By Tsitsi Hatendi-Matika, Head of Retail Investment Specialist, Absa Wealth and Investment Management

 

Everyone knows they have to save, but should everyone be investing, and what is the difference?

 

Saving is putting money aside over a period of time, typically into a bank account, for future needs and wants. This carries nominal returns.  Investing is the process of using your money with the aim of making it grow, by using vehicles like the stock market, bonds, currencies, physical assets like property, commodities or guaranteed products like endowments or a five-year annuity. Savings do not have any risk of losing money, whereas with investing there is.

 

Saving is disposable income that isn’t allocated to expenses which is put aside for emergencies, usually into a savings account, pension fund or cash. This helps to ensure financial security and puts you in a financially secure position to avoid debt. It is the first step towards the formation of wealth.

 

The amount you can save depends on your levels of income – if you don’t earn much, this reduces your capacity to save. At the same time, high expenses can make it difficult to have disposable income even if you earn well. So it is essential to strike a balance.  It is possible that someone just starting out in their career could save more than someone who has recently gotten married, bought a house or started a family. But this is no excuse – it is crucial to save at every step of your financial journey, from your first day of work until you retire.  Even R100 a month will grow to become a bigger amount through compound interest.

 

Savings can simply be for a holiday, or an emergency like illness or a car accident. This money should be liquid, quickly accessible with no penalties for withdrawals. Your bigger goal should be to generate returns by investing the money you have saved into vehicles that can give you a return.  Given that you are now putting your money into other instruments and hoping for a capital return and formation, the risk is much higher compared to saving – but the rewards can be much greater.
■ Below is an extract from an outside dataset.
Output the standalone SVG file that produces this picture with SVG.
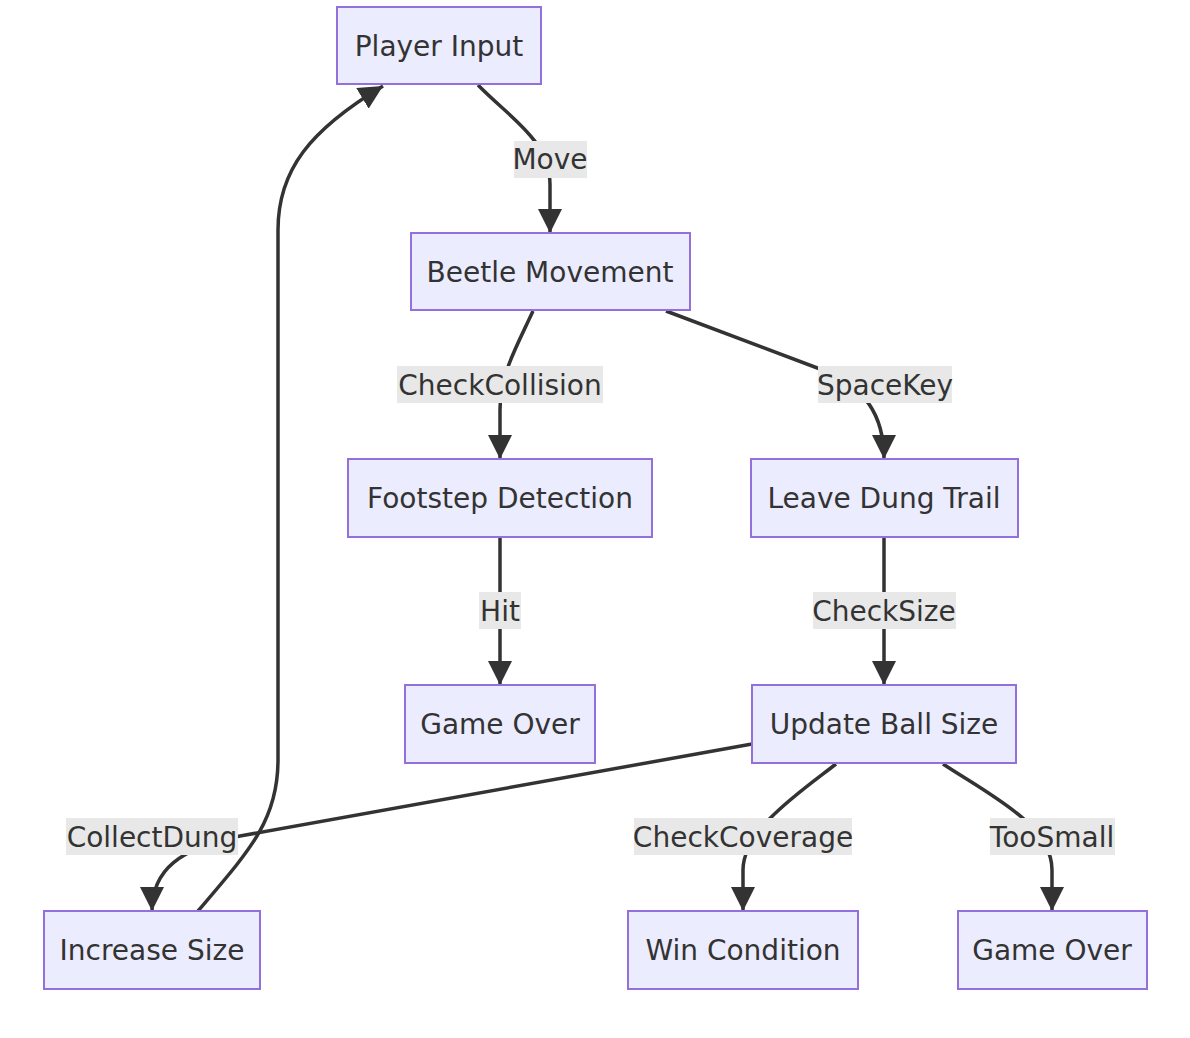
<svg xmlns="http://www.w3.org/2000/svg" width="1190" height="1038" viewBox="0 0 1190 1038">
<style>
.node rect{fill:#ECECFF;stroke:#9370DB;stroke-width:2}
text{font-family:"DejaVu Sans",sans-serif;font-size:28px;fill:#333;text-anchor:middle;dominant-baseline:central}
.edge{fill:none;stroke:#333;stroke-width:3.5;marker-end:url(#arrow)}
.lbl rect{fill:#e8e8e8}
</style>
<defs>
<marker id="arrow" markerUnits="userSpaceOnUse" markerWidth="24" markerHeight="24" refX="24" refY="12" orient="auto" viewBox="0 0 24 24">
<path d="M0,0 L24,12 L0,24 z" fill="#333"/>
</marker>
</defs>
<rect width="1190" height="1038" fill="#fff"/>
<g id="edges">
<path class="edge" d="M478,85 C510,118 550,140 550,185 L550,233"/>
<path class="edge" d="M533,311 C515,350 500,375 500,410 L500,459"/>
<path class="edge" d="M666,311 L820,369 C865,386 884,415 884,459"/>
<path class="edge" d="M500,537 L500,685"/>
<path class="edge" d="M884,537 L884,685"/>
<path class="edge" d="M752,744 L240,836 C180,848 152,870 152,911"/>
<path class="edge" d="M836,764 C800,792 743,830 743,870 L743,911"/>
<path class="edge" d="M943,764 C990,795 1052,825 1052,870 L1052,911"/>
<path class="edge" d="M198,911 C250,850 278,820 278,760 L278,230 C278,170 310,130 383,86"/>
</g>
<g id="edge-labels">
<g class="lbl"><rect x="514" y="141" width="73" height="37"/><text x="550" y="159">Move</text></g>
<g class="lbl"><rect x="397" y="366" width="206" height="37"/><text x="500" y="385">CheckCollision</text></g>
<g class="lbl"><rect x="818" y="366" width="134" height="37"/><text x="885" y="385">SpaceKey</text></g>
<g class="lbl"><rect x="479" y="592" width="42" height="37"/><text x="500" y="611">Hit</text></g>
<g class="lbl"><rect x="813" y="592" width="143" height="37"/><text x="884" y="611">CheckSize</text></g>
<g class="lbl"><rect x="66" y="818" width="172" height="37"/><text x="152" y="837">CollectDung</text></g>
<g class="lbl"><rect x="634" y="818" width="218" height="37"/><text x="743" y="837">CheckCoverage</text></g>
<g class="lbl"><rect x="990" y="818" width="125" height="37"/><text x="1052" y="837">TooSmall</text></g>
</g>
<g id="n-player" class="node"><rect x="337" y="7" width="204" height="77"/><text x="439" y="46">Player Input</text></g>
<g id="n-beetle" class="node"><rect x="411" y="233" width="279" height="77"/><text x="550" y="272">Beetle Movement</text></g>
<g id="n-footstep" class="node"><rect x="348" y="459" width="304" height="78"/><text x="500" y="498">Footstep Detection</text></g>
<g id="n-trail" class="node"><rect x="751" y="459" width="267" height="78"/><text x="884" y="498">Leave Dung Trail</text></g>
<g id="n-gameover1" class="node"><rect x="405" y="685" width="190" height="78"/><text x="500" y="724">Game Over</text></g>
<g id="n-update" class="node"><rect x="752" y="685" width="264" height="78"/><text x="884" y="724">Update Ball Size</text></g>
<g id="n-increase" class="node"><rect x="44" y="911" width="216" height="78"/><text x="152" y="950">Increase Size</text></g>
<g id="n-win" class="node"><rect x="628" y="911" width="230" height="78"/><text x="743" y="950">Win Condition</text></g>
<g id="n-gameover2" class="node"><rect x="958" y="911" width="189" height="78"/><text x="1052" y="950">Game Over</text></g>
</svg>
However, the argument of high risk, high returns has been challenged in recent years.

 

How one allocates their investments is a personal choice depending on circumstances and life stage. An investor’s risk profile, age, stage of life and what one is saving for will be taken into account by a financial adviser or broker, as well as the term you want to invest for and your appetite for risk. The investment landscape is complex, and can be affected by markets, changes in global political landscapes or local fundamentals.

 

Saving is about protecting your money and investing is about growing it. It is said that it is not a person’s ability to save that encourages him to save money, but the willingness to save forces him to do so.